The Bedford Glossary of Critical and Literary Terms - Ross Murfin 2018

Symbol

Symbol: Something that, although it is of interest in its own right, stands for or suggests something larger and more complex — often an idea or a range of interrelated ideas, attitudes, and practices. Within a given culture or cultures, some things are understood to be symbols. National flags represent countries; the rainbow flag and triangle, gay pride; the swoosh, the athletics company Nike. The Golden Arches represent McDonald’s — and, to much of the world, American culture more broadly; likewise, the five intertwined Olympic rings signify not only the Olympic Games but also peace, cooperation, and international understanding. More subtle cultural symbols include the circle as a symbol of eternity and the seasons as symbols of the stages of life. Other symbols, however, are based on individual, personal associations.

Writers often draw on both types of symbols, sometimes appropriating symbols generally used and understood within their culture and sometimes creating their own symbols through a web of associations that enable one element to suggest others. A symbol may thus be defined more specifically in a literary sense as a figure in which the vehicle — the image, activity, or concept used to represent something else — represents more than one thing (or tenor) and is broadly suggestive, having both literal and figurative significance. The urn in John Keats’s “Ode on a Grecian Urn” (1820), for instance, suggests many interrelated concepts, including art, truth, beauty, and timelessness. Certain poets and groups of poets, particularly the French Symbolists, have especially exploited the possibilities inherent in symbolism, the relatively sustained use of symbols.

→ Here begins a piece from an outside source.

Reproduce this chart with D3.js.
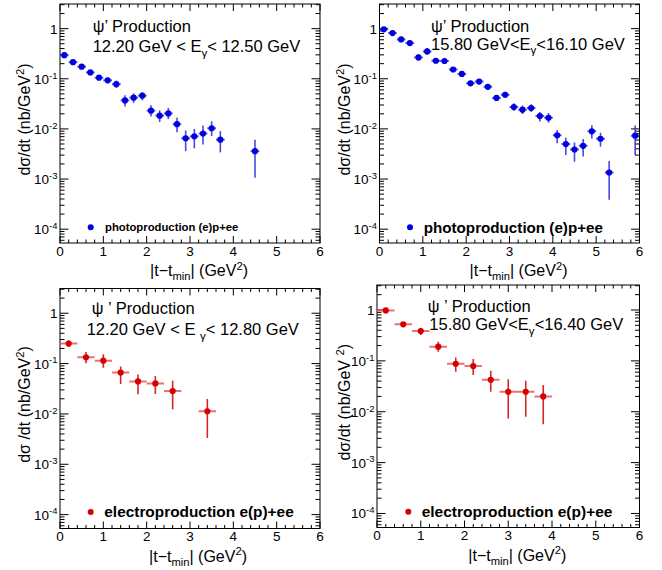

Symbols are distinguished from both allegories and signs. Like symbols, allegories present an abstract idea through more concrete means, but a symbol is an element of a work used to suggest something else, whereas an allegory is typically a narrative with two levels of meaning, a surface story line and a deeper statement about the real world (e.g., that virtue is like a castle constantly under siege). Symbols are typically distinguished from signs in that signs are arbitrary constructions that, by cultural agreement, have one or more particular significations, whereas symbols are much more broadly suggestive. As a sign, the word water has specific denotative meanings in English, but as a symbol, it may suggest concepts as varied or even divergent as peace or turmoil, the giver of life or the taker of it. Some theorists (such as American philosopher Charles Sanders Peirce, a pioneer in semiotics), however, have argued that symbols are in fact a type of sign, their meanings just as arbitrary and culturally determined as those of signs.

Symbols have been of particular interest to formalists, who study how meaning emerges from the complex, patterned relationships among images in a work, and psychoanalytic critics, who are interested in how individual authors and the larger culture both disguise and reveal unconscious fears and desires through symbols. French feminist critics have also focused on the symbolic, suggesting that, as wide-ranging as symbolic language may seem, it is ultimately rigid and restrictive. Consequently, they have favored semiotic language and writing — writing that neither opposes nor hierarchically ranks qualities or elements of reality, nor symbolizes one thing but not another in terms of a third — contending that semiotic language is at once more fluid, rhythmic, unifying, and feminine.

EXAMPLES: In the following passage from The Old Man and the Sea (1952), Ernest Hemingway used symbols including a quiet harbor, sheltering rocks, a cross-like mast, and great fish to speak suggestively about human mortality, faith that flies in the face of suffering and death, and the ultimate spiritual triumph over limitation and loss:

When he sailed into the little harbour the lights of the Terrace were out and he knew everyone was in bed. The breeze had risen steadily and was blowing strongly now. It was quiet in the harbour though and he sailed up onto the little patch of shingle below the rocks. There was no one to help him so he pulled the boat up as far as he could. Then he stepped out and made her fast to a rock.

He unstepped the mast and furled the sail and tied it. Then he shouldered the mast and started to climb. It was then he knew the depth of his tiredness. He stopped for a moment and looked back and saw in the reflection from the street light the great tail of the fish standing up well behind the skiff’s stern.

In Chinua Achebe’s novel Things Fall Apart (1958), the arrival of locusts symbolically foreshadows dark developments that include the death of the adopted son of the protagonist Okonkwo; the illness of his daughter; the accidental killing of another boy when Okonkwo’s gun explodes upon being ceremonially fired at a funeral service; exile for himself and his family; the arrival in Nigeria of white men who destroy villages; and, especially, the advent of white missionaries whose message is that the Nigerians’ gods are false, their religion idolatrous.

In Toni Morrison’s Beloved (1987), the scars on Sethe’s back, described as a “chokecherry tree” — a tree that produces bitter fruit — serve as a symbol of the enduring burden of slavery:

I’ve never seen it and never will. But that’s what she said it looked like. A chokecherry tree. Trunk, branches, and even leaves. Tiny little chokecherry leaves. But that was eighteen years ago. Could have cherries too now for all I know.

The breath of the dragon Querig — the mist that pervades Kazuo Ishiguro’s Gothic fantasy novel The Buried Giant (2015) — symbolizes the cultural amnesia regarding the atrocities Britons perpetrated against Saxons in a mythical historical period immediately following King Arthur’s reign.